Women’s History Month: The Right to Ride a Bike


I remember taking a class on women’s history in the U.S. during my senior year in college and being so completely blown away by women’s involvement in everything from arts to science, design, sports, government, civil rights, fashion, and pretty much everything. It was kind of ridiculous that women’s involvement in history was not taught early in my school years, and that I had to take a special class in college to get a proper understanding of it, but at least I did.

One of the units in this class that I remember being the most interested in was about women and bicycles. In the late 1890s women were not allowed to ride bicycles, and it caused quite a stir to say the least. Bicycles were still fairly new at the time and the original models were not safe for anyone, men or women. But as designs changed and became more sophisticated, bike riding was the new fad to sweep the nation and everyone was doing it. Except women.

“…conservatives feared that cycling would compromise women’s femininity, damage their reproductive health, or even corrupt their morals…”

It was one Elizabeth Cady Stanton who foresaw a bicycle as much more than just transportation: it was a social revolution for women. She was a huge proponent of women’s rights to ride bicycles and was, as we now know her to have been time and again, way ahead of her time when it came to advocating for equal rights.

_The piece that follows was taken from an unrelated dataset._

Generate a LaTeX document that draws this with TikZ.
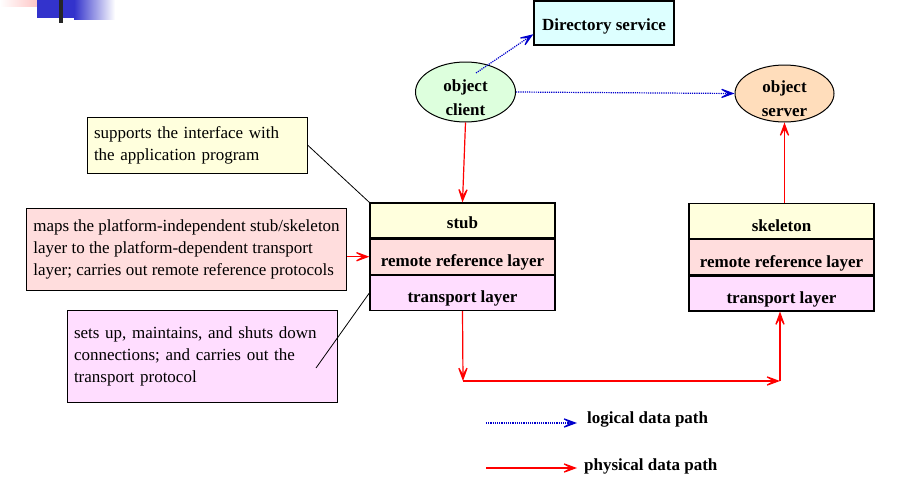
\documentclass[tikz,border=0pt]{standalone}
\usepackage{fontspec}
\setmainfont{Liberation Serif}
\usetikzlibrary{shapes.geometric, arrows.meta, positioning}
\definecolor{dircyan}{RGB}{221,255,255}
\definecolor{clientgreen}{RGB}{221,255,221}
\definecolor{serverpeach}{RGB}{255,221,187}
\definecolor{stubyellow}{RGB}{255,255,221}
\definecolor{refpink}{RGB}{255,221,221}
\definecolor{transviolet}{RGB}{255,221,255}
\definecolor{pathblue}{RGB}{0,0,204}
\definecolor{slideblue}{RGB}{51,51,204}
\definecolor{slidepink}{RGB}{255,175,175}
\newcommand{\objlabel}[2]{\raisebox{-11pt}[0pt][0pt]{\begin{tabular}{@{}c@{}}#1\\#2\end{tabular}}}
\tikzstyle{obj} = [ellipse, draw, line width=1pt, minimum width=100pt,
    minimum height=60pt, inner sep=0pt,
    font=\fontsize{17}{24}\selectfont\bfseries]
\tikzstyle{layer} = [rectangle, draw, line width=1.2pt, minimum width=185pt,
    minimum height=35pt, inner sep=0pt, text height=22pt, text depth=2pt,
    font=\fontsize{17}{20}\selectfont\bfseries]
\tikzstyle{note} = [rectangle, draw, line width=1pt, inner xsep=7pt,
    inner ysep=0pt, align=left, font=\fontsize{17}{22}\selectfont]
\tikzstyle{legend} = [inner sep=0pt, font=\fontsize{17}{20}\selectfont\bfseries]
\tikzstyle{pathtip} = [-{Stealth[length=19pt, width=14pt, inset=12pt]}]
\tikzstyle{logic} = [draw, pathblue, line width=1.2pt, densely dotted, pathtip]
\tikzstyle{phys} = [draw, red, line width=1.2pt, pathtip]
\tikzstyle{pointer} = [draw, line width=0.8pt]

\begin{document}
\begin{tikzpicture}[x=1pt, y=-1pt]
  \useasboundingbox (0,0) rectangle (913,477);
  % slide corner
  \shade[left color=white, right color=slidepink] (0,0) rectangle (53,6);
  \fill[slideblue] (37,0) rectangle (74,18);
  \shade[left color=slideblue, right color=white] (74,0) rectangle (115,19);
  \fill[black!85] (59,0) rectangle (63,23);

  % Place nodes
  % Objects
  \node[rectangle, draw, line width=1.2pt, fill=dircyan, minimum width=140pt,
    minimum height=44pt, text height=16pt, text depth=2pt,
    font=\fontsize{17}{20}\selectfont\bfseries] (dir) at (604,23) {Directory service};
  \node[obj, fill=clientgreen] (client) at (465.5,92) {\objlabel{object}{client}};
  \node[obj, fill=serverpeach, minimum width=99pt, minimum height=57pt] (server) at (784.5,93.5) {\objlabel{object}{server}};
  % Client side
  \node[layer, fill=stubyellow, text height=17pt] (stub) at (462.5,220.5) {stub};
  \node[layer, fill=refpink, below=0pt of stub] (stubref) {remote reference layer};
  \node[layer, fill=transviolet, below=0pt of stubref] (stubtrans) {transport layer};
  % Server side
  \node[layer, fill=stubyellow] (skel) at (781.5,221) {skeleton};
  \node[layer, fill=refpink, below=0pt of skel] (skelref) {remote reference layer};
  \node[layer, fill=transviolet, below=0pt of skelref] (skeltrans) {transport layer};
  % Notes
  \node[note, fill=stubyellow, text width=206pt, minimum height=56pt] (note1) at (197,145)
    {supports the interface with\\the application program};
  \node[note, fill=refpink, minimum width=319pt, minimum height=82pt] (note2) at (186.5,249)
    {maps the platform-independent stub/skeleton\\layer to the platform-dependent transport\\layer; carries out remote reference protocols};
  \node[note, fill=transviolet, text width=256pt, minimum height=92pt] (note3) at (202,356)
    {sets up, maintains, and shuts down\\connections; and carries out the\\transport protocol};
  % Legend
  \node[legend, anchor=west] (lglogic) at (587,419) {logical data path};
  \node[legend, anchor=west] (lgphys) at (584,466) {physical data path};

  % Draw edges
  \coordinate (cltop) at (476,73);
  \path [logic] (cltop) -- (dir.189);
  \path [logic] (client.east) -- (server.west);
  \path [phys] (client.south) -- (stub.north);
  \path [phys] (skel.north -| server.south) -- (server.south);

  \coordinate (bendL) at (463,381);
  \coordinate (bendR) at (780,381);
  \path [phys] (stubtrans.south) -- (bendL);
  \path [phys] (bendL) -- (bendR);
  \path [phys] (bendR) -- (bendR |- skeltrans.south);

  \path [pointer] (note1.east) -- (stub.north west);
  \path [phys] (stubref.west -| note2.east) -- (stubref.west);
  \coordinate (n3end) at (316,368);
  \path [pointer] (n3end) -- (stubtrans.west);

  \coordinate (lgA) at (486,423);
  \coordinate (lgB) at (577,423);
  \coordinate (lgC) at (486,468);
  \coordinate (lgD) at (577,468);
  \path [logic] (lgA) -- (lgB);
  \path [phys] (lgC) -- (lgD);
\end{tikzpicture}
\end{document}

Even more interesting than the social objections, doctors were also against it and claimed with little proof that bicycling was unhealthy for women. They went so far as to say that cycling would require more energy than women were capable of possessing, energy better spent focusing on rearing their children and having more. There were physicians saying it was perfectly safe and healthy for women to ride bicycles, but the majority of them were going with the public opinion that it was not, and were referring to “deformities” that could occur, like gaining muscle in the legs (!).

The worries about women’s compromised femininity were also starting to fall on deaf ears as time went on: how could it be compromised any more than it would be from horseback riding? Then there is also the fact that women who were allowed to ride bicycles now had an actual means of escape from the house, their husbands, their children, societal expectations, etc. Sounds exciting 🙂

Even though it is somewhat laughable today that women once had to fight for the right to ride bicycles, it is of course, not about the bicycle. It is about the equal rights of the person riding it.